The lines to extract run from the start of the records through the line with "var compoundNames = ['VITAMI', 'VITAMI', 'VITAMI', 'VITAMI'];", both ends included; drop the pictures.

## Begin Task data

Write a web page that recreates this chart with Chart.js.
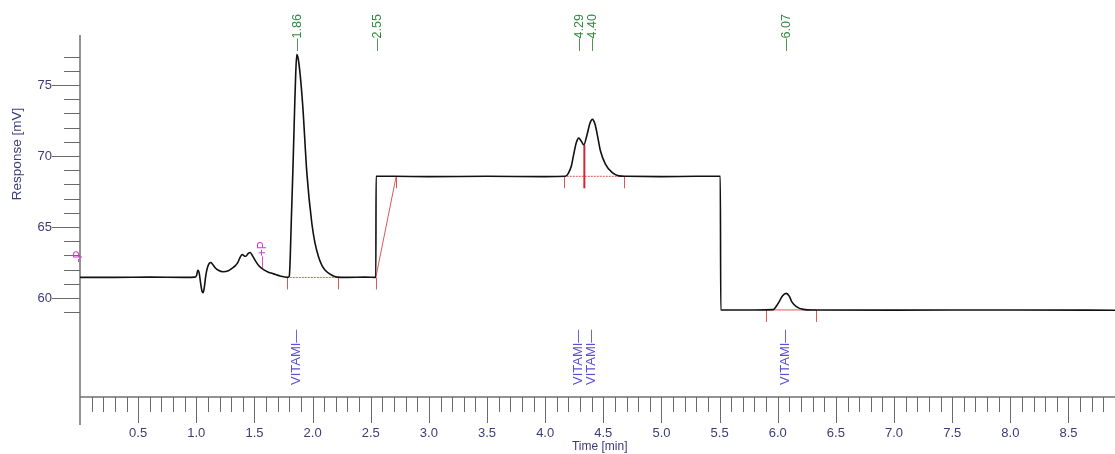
<!DOCTYPE html>
<html>
<head>
<meta charset="utf-8">
<title>Chromatogram</title>
<script src="https://cdn.jsdelivr.net/npm/chart.js@4.4.1/dist/chart.umd.min.js"></script>
<style>
  body { margin: 0; background: #fff; }
  #wrap { width: 1115px; height: 454px; position: relative; }
</style>
</head>
<body>
<div id="wrap"><canvas id="chromatogram"></canvas></div>
<script>
// Detector trace (time in min, response in mV)
var traceTime = [
  0.00, 0.30, 0.60, 0.90, 0.99, 1.003, 1.013, 1.025, 1.038, 1.050, 1.058, 1.068, 1.082, 1.098,
  1.112, 1.125, 1.140, 1.160, 1.190, 1.230, 1.276, 1.305, 1.334, 1.360, 1.380, 1.397, 1.412,
  1.426, 1.445, 1.463, 1.485, 1.510, 1.540, 1.578, 1.620, 1.664, 1.720, 1.784,
  1.800, 1.808, 1.816, 1.830, 1.846, 1.855, 1.864, 1.875, 1.893, 1.916, 1.951, 1.994, 2.020,
  2.051, 2.080, 2.108, 2.166, 2.210, 2.300, 2.450, 2.544, 2.546,
  2.700, 3.000, 3.500, 4.000, 4.174, 4.200, 4.225, 4.245, 4.268, 4.289, 4.310, 4.332, 4.360,
  4.385, 4.406, 4.430, 4.455, 4.475, 4.518, 4.575, 4.632, 4.700, 5.000, 5.300, 5.506, 5.510,
  5.800, 5.960, 5.990, 6.013, 6.040, 6.073, 6.100, 6.120, 6.160, 6.220, 6.300, 7.000, 8.000, 8.900
];
var traceMv = [
  61.45, 61.45, 61.47, 61.45, 61.47, 61.60, 61.95, 61.75, 61.00, 60.45, 60.37, 60.70, 61.60, 62.20,
  62.45, 62.50, 62.38, 62.15, 61.95, 61.85, 61.92, 62.08, 62.26, 62.55, 62.92, 63.06, 62.96,
  62.94, 63.12, 63.20, 62.95, 62.60, 62.25, 62.00, 61.82, 61.70, 61.55, 61.45,
  61.55, 62.90, 65.20, 68.80, 73.50, 75.80, 77.15, 76.90, 75.75, 73.47, 68.78, 65.23, 63.90,
  62.90, 62.30, 61.96, 61.60, 61.47, 61.45, 61.47, 61.45, 68.57,
  68.57, 68.55, 68.57, 68.55, 68.57, 68.80, 69.30, 70.10, 70.95, 71.26, 71.05, 70.79, 71.50,
  72.30, 72.58, 72.20, 71.20, 70.37, 69.43, 68.84, 68.60, 68.57, 68.55, 68.57, 68.57, 59.16,
  59.16, 59.18, 59.45, 59.75, 60.15, 60.33, 60.12, 59.75, 59.40, 59.20, 59.16, 59.15, 59.16, 59.14
];

// Retention time labels (green, top)
var peakTimes = [1.86, 2.55, 4.29, 4.40, 6.07];
var peakLabels = ['1.86', '2.55', '4.29', '4.40', '6.07'];

// Compound names (purple, bottom)
var compoundTimes = [1.86, 4.29, 4.40, 6.07];
var compoundNames = ['VITAMI', 'VITAMI', 'VITAMI', 'VITAMI'];

// Integration baselines (red)
var intStart = [1.778, 2.544, 4.16, 5.90];
var intEnd = [2.222, 2.719, 4.676, 6.33];
var intStartMv = [61.45, 61.45, 68.57, 59.16];
var intEndMv = [61.45, 68.57, 68.57, 59.16];
var intDotted = [true, false, true, false];
var dropTime = [4.337];
var dropTopMv = [70.77];

// Event markers (magenta)
var eventTimes = [0.0, 1.578];
var eventMv = [62.5, 62.1];
var eventLabels = ['-P', '\u2014+P'];

// Axis ticks
var xTickValues = [0.5, 1.0, 1.5, 2.0, 2.5, 3.0, 3.5, 4.0, 4.5, 5.0, 5.5, 6.0, 6.5, 7.0, 7.5, 8.0, 8.5];
var xTickLabels = ['0.5', '1.0', '1.5', '2.0', '2.5', '3.0', '3.5', '4.0', '4.5', '5.0', '5.5', '6.0', '6.5', '7.0', '7.5', '8.0', '8.5'];
var yTickValues = [60, 65, 70, 75];
var yTickLabels = ['60', '65', '70', '75'];

var AXIS_TEXT = '#3b3b78';
var RED = 'rgba(214, 60, 60, 0.85)';

var datasets = [{
  label: 'trace',
  data: traceTime.map(function (t, i) { return { x: t, y: traceMv[i] }; }),
  borderColor: '#111111',
  borderWidth: 1.6,
  pointRadius: 0,
  cubicInterpolationMode: 'monotone',
  fill: false,
  order: 0
}];

intStart.forEach(function (t, i) {
  datasets.push({
    label: 'baseline' + i,
    data: [{ x: t, y: intStartMv[i] }, { x: intEnd[i], y: intEndMv[i] }],
    borderColor: RED,
    borderWidth: 1,
    borderDash: intDotted[i] ? [2, 1] : [],
    pointRadius: 0,
    fill: false,
    order: 1
  });
});

function vText(ctx, text, x, y, color, font) {
  ctx.save();
  ctx.translate(x, y);
  ctx.rotate(-Math.PI / 2);
  ctx.fillStyle = color;
  ctx.font = font;
  ctx.textAlign = 'left';
  ctx.textBaseline = 'middle';
  ctx.fillText(text, 0, 0);
  ctx.restore();
}

var axesPlugin = {
  id: 'chromAxes',
  beforeDatasetsDraw: function (chart) {
    var ctx = chart.ctx;
    var area = chart.chartArea;
    var xs = chart.scales.x;
    var ys = chart.scales.y;
    ctx.save();
    ctx.strokeStyle = '#707070';
    ctx.lineWidth = 1.5;
    ctx.beginPath();
    ctx.moveTo(area.left, area.top);
    ctx.lineTo(area.left, area.bottom + 28);
    ctx.moveTo(area.left, area.bottom);
    ctx.lineTo(area.right, area.bottom);
    ctx.stroke();

    // x ticks every 0.1 min, longer every 0.5
    ctx.lineWidth = 1;
    ctx.strokeStyle = '#6a6a6a';
    for (var k = 1; k <= 89; k++) {
      var px = Math.round(xs.getPixelForValue(k / 10)) + 0.5;
      var len = (k % 5 === 0) ? 26 : 15;
      ctx.beginPath();
      ctx.moveTo(px, area.bottom);
      ctx.lineTo(px, area.bottom + len);
      ctx.stroke();
    }
    // y ticks every 1 mV, longer at labels
    for (var v = 59; v <= 77; v++) {
      var py = Math.round(ys.getPixelForValue(v)) + 0.5;
      var ylen = (v % 5 === 0) ? 28 : 16;
      ctx.beginPath();
      ctx.moveTo(area.left - ylen, py);
      ctx.lineTo(area.left, py);
      ctx.stroke();
    }

    ctx.fillStyle = AXIS_TEXT;
    ctx.font = '13px "Liberation Sans", Arial, sans-serif';
    ctx.textAlign = 'center';
    ctx.textBaseline = 'middle';
    xTickValues.forEach(function (t, i) {
      ctx.fillText(xTickLabels[i], xs.getPixelForValue(t), area.bottom + 36);
    });
    ctx.textAlign = 'right';
    yTickValues.forEach(function (val, i) {
      ctx.fillText(yTickLabels[i], area.left - 28, ys.getPixelForValue(val));
    });

    ctx.font = '12px "Liberation Sans", Arial, sans-serif';
    ctx.textAlign = 'left';
    ctx.fillText('Time [min]', xs.getPixelForValue(4.23), area.bottom + 50);
    ctx.save();
    ctx.translate(17, 154);
    ctx.rotate(-Math.PI / 2);
    ctx.textAlign = 'center';
    ctx.font = '13.5px "Liberation Sans", Arial, sans-serif';
    ctx.fillText('Response [mV]', 0, 0);
    ctx.restore();

    // integration marks
    ctx.strokeStyle = RED;
    ctx.lineWidth = 1;
    function drop(t, mv) {
      var px = Math.round(xs.getPixelForValue(t)) + 0.5;
      var py = ys.getPixelForValue(mv);
      ctx.beginPath();
      ctx.moveTo(px, py);
      ctx.lineTo(px, py + 12);
      ctx.stroke();
    }
    intStart.forEach(function (t, i) {
      drop(t, intStartMv[i]);
      drop(intEnd[i], intEndMv[i]);
    });
    ctx.strokeStyle = '#d42435';
    ctx.lineWidth = 2;
    dropTime.forEach(function (t, i) {
      var px = xs.getPixelForValue(t);
      ctx.beginPath();
      ctx.moveTo(px, ys.getPixelForValue(dropTopMv[i]));
      ctx.lineTo(px, ys.getPixelForValue(68.57) + 12);
      ctx.stroke();
    });
    ctx.restore();
  },
  afterDraw: function (chart) {
    var ctx = chart.ctx;
    var area = chart.chartArea;
    var xs = chart.scales.x;
    var ys = chart.scales.y;
    var font = '12.5px "Liberation Sans", Arial, sans-serif';
    peakTimes.forEach(function (t, i) {
      vText(ctx, '\u2014' + peakLabels[i], xs.getPixelForValue(t) + 1, area.top + 16, '#2f8a3c', font);
    });
    compoundTimes.forEach(function (t, i) {
      vText(ctx, compoundNames[i] + '\u2014', xs.getPixelForValue(t), area.bottom - 12, '#5a4fd6', '13px "Liberation Sans", Arial, sans-serif');
    });
    eventTimes.forEach(function (t, i) {
      vText(ctx, eventLabels[i], xs.getPixelForValue(t) - 1, ys.getPixelForValue(eventMv[i]), '#d23ad2', '12px "Liberation Sans", Arial, sans-serif');
    });
  }
};

var chart = new Chart(document.getElementById('chromatogram').getContext('2d'), {
  type: 'line',
  data: { datasets: datasets },
  options: {
    responsive: true,
    maintainAspectRatio: false,
    animation: false,
    layout: { padding: { left: 80, right: 0, top: 35, bottom: 57 } },
    plugins: { legend: { display: false }, tooltip: { enabled: false } },
    scales: {
      x: { type: 'linear', min: 0, max: 8.9, display: false },
      y: { type: 'linear', min: 53.03, max: 78.52, display: false }
    }
  },
  plugins: [axesPlugin]
});
</script>
</body>
</html>
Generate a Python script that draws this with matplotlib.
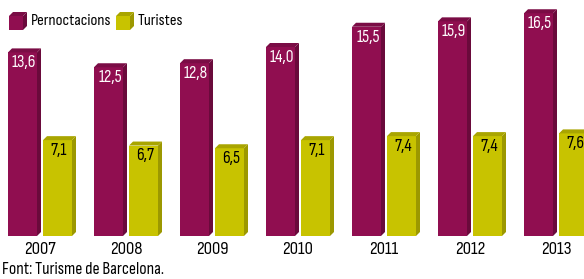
import matplotlib
matplotlib.use("Agg")
import matplotlib.pyplot as plt
from matplotlib.patches import Polygon
import matplotlib.transforms as mtransforms
import numpy as np

years = ["2007", "2008", "2009", "2010", "2011", "2012", "2013"]
pernoctacions = [13.6, 12.5, 12.8, 14.0, 15.5, 15.9, 16.5]
turistes = [7.1, 6.7, 6.5, 7.1, 7.4, 7.4, 7.6]
series_names = ["Pernoctacions", "Turistes"]
source = "Font: Turisme de Barcelona."

FONT = ["Sofia Sans Condensed", "Sofia Sans Semi Condensed", "DejaVu Sans"]
plt.rcParams["font.family"] = FONT

W, H = 584, 279
fig = plt.figure(figsize=(W / 100, H / 100), dpi=100)
ax = fig.add_axes([0, 43 / H, 1, 236 / H])
ax.set_xlim(-40 / 86, -40 / 86 + W / 86)
ax.set_ylim(0, 236 / 13.5)
ax.axis("off")

colors = [
    dict(front="#900E50", side="#6A0A3B", top="#7A0C45", text="white"),
    dict(front="#C8C300", side="#9C9800", top="#A9A500", text="black"),
]
bw = 29 / 86
off = 17.5 / 86
depth = 4  # px
x = np.arange(len(years))

dtrans = mtransforms.ScaledTranslation(depth / 100, depth / 100, fig.dpi_scale_trans)

for k, vals in enumerate([pernoctacions, turistes]):
    c = colors[k]
    xs = x + (-off if k == 0 else off)
    bars = ax.bar(xs, vals, width=bw, color=c["front"], zorder=3)
    for b, v in zip(bars, vals):
        x0, x1 = b.get_x(), b.get_x() + b.get_width()
        disp = ax.transData
        pts_side = [(x1, 0), (x1, v)]
        pts_top = [(x0, v), (x1, v)]
        p0 = disp.transform(pts_side)
        p1 = (disp + dtrans).transform(pts_side)
        side = Polygon([p0[0], p0[1], p1[1], p1[0]], closed=True,
                       transform=None, facecolor=c["side"], edgecolor="none", zorder=2)
        t0 = disp.transform(pts_top)
        t1 = (disp + dtrans).transform(pts_top)
        top = Polygon([t0[0], t0[1], t1[1], t1[0]], closed=True,
                      transform=None, facecolor=c["top"], edgecolor="none", zorder=2)
        fig.patches.append(side)
        fig.patches.append(top)
        ax.annotate(f"{v:.1f}".replace(".", ","), (b.get_x() + b.get_width() / 2, v),
                    xytext=(1, -2), textcoords="offset points", ha="center", va="top",
                    color=c["text"], fontsize=12.5, zorder=5)

for i, y in enumerate(years):
    ax.annotate(y, (i, 0), xytext=(0, -4.5), textcoords="offset points",
                ha="center", va="top", fontsize=13.5, color="black")

fig.text(2 / W, 1 - 270 / H, source, ha="left", va="center", fontsize=12.6, color="black")

def cube(xp, yp, s, c):
    d = 4
    front = Polygon([(xp, yp), (xp + s, yp), (xp + s, yp + s), (xp, yp + s)],
                    transform=None, facecolor=c["front"], edgecolor="none")
    side = Polygon([(xp + s, yp), (xp + s + d, yp + d), (xp + s + d, yp + s + d), (xp + s, yp + s)],
                   transform=None, facecolor=c["side"], edgecolor="none")
    top = Polygon([(xp, yp + s), (xp + s, yp + s), (xp + s + d, yp + s + d), (xp + d, yp + s + d)],
                  transform=None, facecolor=c["top"], edgecolor="none")
    for p in (front, side, top):
        fig.patches.append(p)

cube(9, H - 30, 14, colors[0])
fig.text(31 / W, 1 - 21 / H, series_names[0], ha="left", va="center", fontsize=12)
cube(116, H - 30, 14, colors[1])
fig.text(138 / W, 1 - 21 / H, series_names[1], ha="left", va="center", fontsize=12)

fig.savefig("out.png", dpi=100)
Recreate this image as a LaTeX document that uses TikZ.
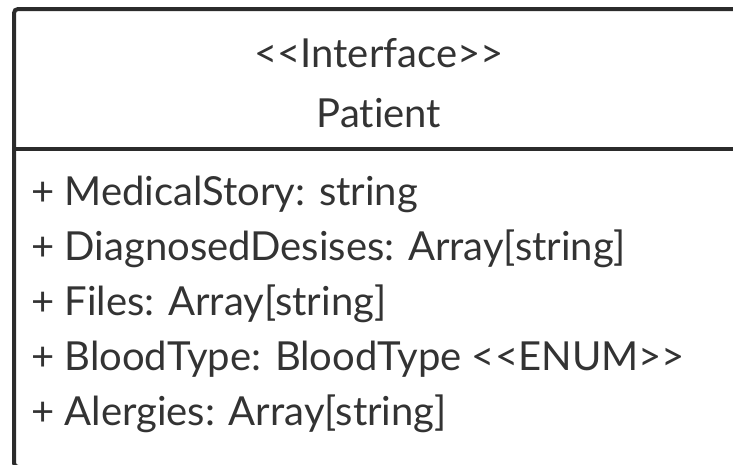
\documentclass[tikz,border=0pt]{standalone}
\usepackage{fontspec}
% plain Lato, no TeX ligatures (keeps << and >> as typed) and no ti/fi ligatures
\newfontfamily\umlfont{Lato}[Ligatures={NoCommon}]
\definecolor{umlline}{HTML}{2B2B2B}
\definecolor{umltext}{HTML}{333333}
\tikzset{
  classframe/.style={draw=umlline, line width=4pt, rounded corners=4pt},
  divider/.style={draw=umlline, line width=4pt},
  headtext/.style={anchor=base, inner sep=0pt, text=umltext, font=\umlfont\fontsize{40}{48}\selectfont},
  attrtext/.style={anchor=base west, inner sep=0pt, text=umltext, font=\umlfont\fontsize{40}{48}\selectfont},
}
\begin{document}
\begin{tikzpicture}[x=1pt, y=-1pt]
  \useasboundingbox (0,0) rectangle (733,464);
  \begin{scope}
    \clip (0,0) rectangle (733,464);
    % class frame (extends past the right and bottom edges)
    \draw[classframe] (14,9) rectangle (746,467);
    \coordinate (divL) at (14,149);
    \coordinate (divR) at (746,149);
    \draw[divider] (divL) -- (divR);
  \end{scope}
  % header
  \node[headtext] (stereo) at (379,67) {<<Interface>>};
  \node[headtext] (name) at (379,127) {Patient};
  % attributes
  \node[attrtext] (a1) at (31,205) {+ MedicalStory: string};
  \node[attrtext] (a2) at (31,260) {+ DiagnosedDesises: Array[string]};
  \node[attrtext] (a3) at (31,315) {+ Files: Array[string]};
  \node[attrtext] (a4) at (31,370) {+ BloodType: BloodType <<ENUM>>};
  \node[attrtext] (a5) at (31,425) {+ Alergies: Array[string]};
\end{tikzpicture}
\end{document}
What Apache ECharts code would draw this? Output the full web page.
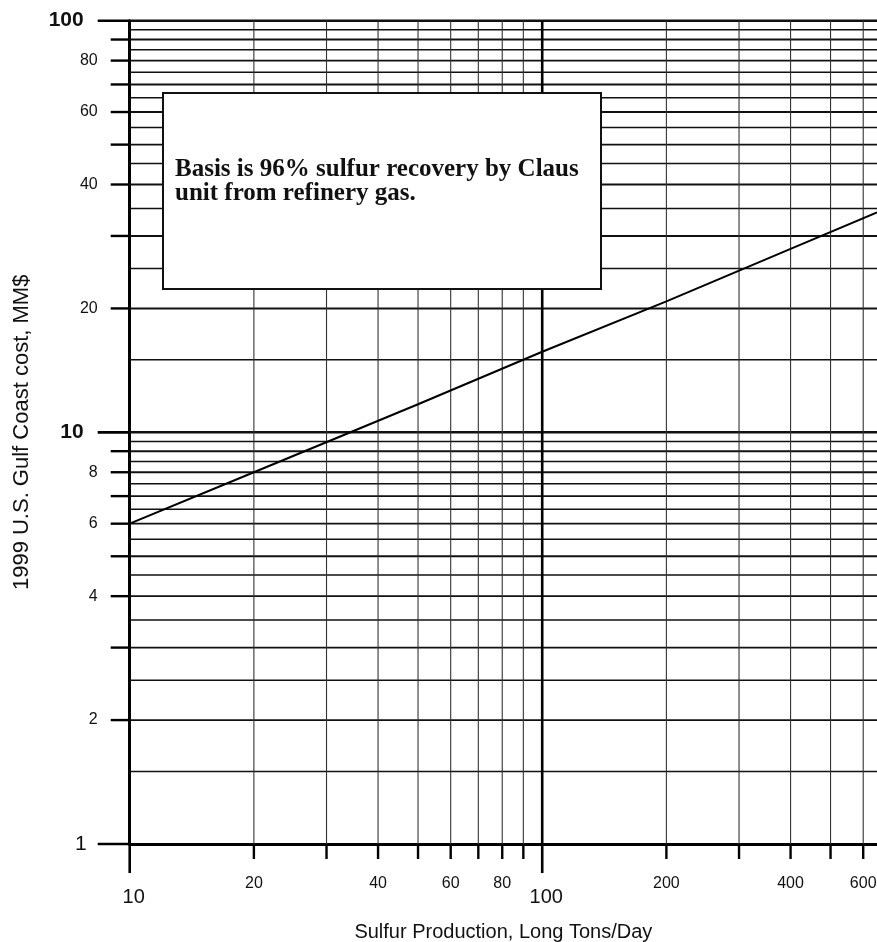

## End Task data

#### [Answer to the exercise]
Write a web page that recreates this chart with Chart.js.
<!DOCTYPE html>
<html>
<head>
<meta charset="utf-8">
<title>Chromatogram</title>
<script src="https://cdn.jsdelivr.net/npm/chart.js@4.4.1/dist/chart.umd.min.js"></script>
<style>
  body { margin: 0; background: #fff; }
  #wrap { width: 1115px; height: 454px; position: relative; }
</style>
</head>
<body>
<div id="wrap"><canvas id="chromatogram"></canvas></div>
<script>
// Detector trace (time in min, response in mV)
var traceTime = [
  0.00, 0.30, 0.60, 0.90, 0.99, 1.003, 1.013, 1.025, 1.038, 1.050, 1.058, 1.068, 1.082, 1.098,
  1.112, 1.125, 1.140, 1.160, 1.190, 1.230, 1.276, 1.305, 1.334, 1.360, 1.380, 1.397, 1.412,
  1.426, 1.445, 1.463, 1.485, 1.510, 1.540, 1.578, 1.620, 1.664, 1.720, 1.784,
  1.800, 1.808, 1.816, 1.830, 1.846, 1.855, 1.864, 1.875, 1.893, 1.916, 1.951, 1.994, 2.020,
  2.051, 2.080, 2.108, 2.166, 2.210, 2.300, 2.450, 2.544, 2.546,
  2.700, 3.000, 3.500, 4.000, 4.174, 4.200, 4.225, 4.245, 4.268, 4.289, 4.310, 4.332, 4.360,
  4.385, 4.406, 4.430, 4.455, 4.475, 4.518, 4.575, 4.632, 4.700, 5.000, 5.300, 5.506, 5.510,
  5.800, 5.960, 5.990, 6.013, 6.040, 6.073, 6.100, 6.120, 6.160, 6.220, 6.300, 7.000, 8.000, 8.900
];
var traceMv = [
  61.45, 61.45, 61.47, 61.45, 61.47, 61.60, 61.95, 61.75, 61.00, 60.45, 60.37, 60.70, 61.60, 62.20,
  62.45, 62.50, 62.38, 62.15, 61.95, 61.85, 61.92, 62.08, 62.26, 62.55, 62.92, 63.06, 62.96,
  62.94, 63.12, 63.20, 62.95, 62.60, 62.25, 62.00, 61.82, 61.70, 61.55, 61.45,
  61.55, 62.90, 65.20, 68.80, 73.50, 75.80, 77.15, 76.90, 75.75, 73.47, 68.78, 65.23, 63.90,
  62.90, 62.30, 61.96, 61.60, 61.47, 61.45, 61.47, 61.45, 68.57,
  68.57, 68.55, 68.57, 68.55, 68.57, 68.80, 69.30, 70.10, 70.95, 71.26, 71.05, 70.79, 71.50,
  72.30, 72.58, 72.20, 71.20, 70.37, 69.43, 68.84, 68.60, 68.57, 68.55, 68.57, 68.57, 59.16,
  59.16, 59.18, 59.45, 59.75, 60.15, 60.33, 60.12, 59.75, 59.40, 59.20, 59.16, 59.15, 59.16, 59.14
];

// Retention time labels (green, top)
var peakTimes = [1.86, 2.55, 4.29, 4.40, 6.07];
var peakLabels = ['1.86', '2.55', '4.29', '4.40', '6.07'];

// Compound names (purple, bottom)
var compoundTimes = [1.86, 4.29, 4.40, 6.07];
var compoundNames = ['VITAMI', 'VITAMI', 'VITAMI', 'VITAMI'];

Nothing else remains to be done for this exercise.